We recently did a campaign for a client that we tested print only, digital and print, and digital only.

Print only generated 218 donations. (approx. 15000 recipients)
Digital and print generated 250 donations. (approx. 5000 recipients)
Digital only generated 10 donations. (approx. 5000 recipients)

We will continue to test in this manner for all of our clients where they will allow us to do so.
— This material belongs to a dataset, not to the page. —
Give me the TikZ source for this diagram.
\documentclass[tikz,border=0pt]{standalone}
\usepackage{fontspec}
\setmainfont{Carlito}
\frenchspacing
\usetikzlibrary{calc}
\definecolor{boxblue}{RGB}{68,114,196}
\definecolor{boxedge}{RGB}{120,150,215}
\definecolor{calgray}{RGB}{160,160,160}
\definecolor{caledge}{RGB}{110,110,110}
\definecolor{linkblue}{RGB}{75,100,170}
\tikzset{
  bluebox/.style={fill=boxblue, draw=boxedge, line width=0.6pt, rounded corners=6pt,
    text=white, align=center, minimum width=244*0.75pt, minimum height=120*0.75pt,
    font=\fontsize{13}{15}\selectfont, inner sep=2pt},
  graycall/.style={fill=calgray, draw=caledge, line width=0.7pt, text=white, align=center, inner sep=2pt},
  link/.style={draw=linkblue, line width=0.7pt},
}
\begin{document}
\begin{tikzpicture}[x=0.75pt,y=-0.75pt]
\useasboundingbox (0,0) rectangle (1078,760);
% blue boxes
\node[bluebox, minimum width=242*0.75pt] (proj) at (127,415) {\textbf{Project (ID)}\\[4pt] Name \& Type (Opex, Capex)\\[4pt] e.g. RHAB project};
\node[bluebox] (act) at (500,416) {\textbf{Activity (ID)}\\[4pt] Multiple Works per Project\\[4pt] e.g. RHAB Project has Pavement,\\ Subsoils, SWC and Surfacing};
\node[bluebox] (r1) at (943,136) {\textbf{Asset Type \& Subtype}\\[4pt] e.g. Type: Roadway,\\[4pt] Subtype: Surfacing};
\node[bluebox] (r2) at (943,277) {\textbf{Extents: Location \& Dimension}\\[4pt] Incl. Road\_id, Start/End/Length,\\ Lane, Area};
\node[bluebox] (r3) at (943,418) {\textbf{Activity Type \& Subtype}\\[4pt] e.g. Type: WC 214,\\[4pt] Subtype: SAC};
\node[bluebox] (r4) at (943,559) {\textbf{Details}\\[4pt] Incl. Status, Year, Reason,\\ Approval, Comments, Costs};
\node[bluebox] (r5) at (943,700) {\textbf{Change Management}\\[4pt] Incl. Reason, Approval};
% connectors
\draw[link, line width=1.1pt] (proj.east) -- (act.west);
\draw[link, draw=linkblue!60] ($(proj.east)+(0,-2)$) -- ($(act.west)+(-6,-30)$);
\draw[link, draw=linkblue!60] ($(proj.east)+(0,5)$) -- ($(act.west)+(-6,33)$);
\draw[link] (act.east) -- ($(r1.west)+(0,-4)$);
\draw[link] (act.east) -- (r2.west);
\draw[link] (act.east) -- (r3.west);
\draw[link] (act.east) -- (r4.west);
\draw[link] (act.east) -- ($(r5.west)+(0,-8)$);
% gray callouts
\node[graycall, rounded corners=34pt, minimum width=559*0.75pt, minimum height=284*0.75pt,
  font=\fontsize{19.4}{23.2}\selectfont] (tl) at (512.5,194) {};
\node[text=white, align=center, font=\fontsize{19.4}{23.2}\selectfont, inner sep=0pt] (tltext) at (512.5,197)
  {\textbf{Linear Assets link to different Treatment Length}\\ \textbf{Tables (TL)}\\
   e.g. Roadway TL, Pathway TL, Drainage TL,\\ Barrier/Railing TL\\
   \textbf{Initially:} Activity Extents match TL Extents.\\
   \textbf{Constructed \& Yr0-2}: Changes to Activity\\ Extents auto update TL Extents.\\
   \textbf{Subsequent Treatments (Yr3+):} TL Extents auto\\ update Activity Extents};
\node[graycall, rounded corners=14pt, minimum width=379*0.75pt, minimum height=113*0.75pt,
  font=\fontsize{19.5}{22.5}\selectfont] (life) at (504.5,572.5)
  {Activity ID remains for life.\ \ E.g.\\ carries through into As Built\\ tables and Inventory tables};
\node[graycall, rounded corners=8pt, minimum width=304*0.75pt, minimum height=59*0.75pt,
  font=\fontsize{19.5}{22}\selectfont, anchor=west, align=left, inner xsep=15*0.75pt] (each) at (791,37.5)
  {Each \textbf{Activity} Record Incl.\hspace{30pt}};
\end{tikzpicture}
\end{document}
While the readers of this type of post get it -- too many in our industry still think they are printers. We are all marketers.

 

By Patti Groh on Mar 08, 2018

We only have 5 seconds to grab the attention of consumers, and print is still one of the most effective ways marketers can do this. Sappi North America has done a great deal of research on the impact of direct mail and the power of print – and the numbers don’t lie. There is an overwhelming amount of data in print’s favor. Print makes an impact and creates a sense of ownership for the product or service that online channels simply cannot match. Leading marketers know that print is not a cost, but an investment and a powerful differentiator. It’s a matter of finding creative, innovative ways of entering the marketing mix to get the attention of decision makers and consumers alike.

 

By Stan Tan on Mar 12, 2018

There are a few reasons why print is ignored by marketers:
1. Print doesn't generate instant results. It isn't like digital where you run a campaign and you will know whether the campaign performs or not. Print is the opposite. That brochure might sit on your prospect's table for weeks before they take any action. That is the beauty of print. It is right in their face (unless they throw it in the bin).
2. It is hard to measure print if you don't know what you are doing. Some solutions to tackle this is: (1) Use a new phone number for your print campaigns and (2) Use a landing page specific to that print campaign.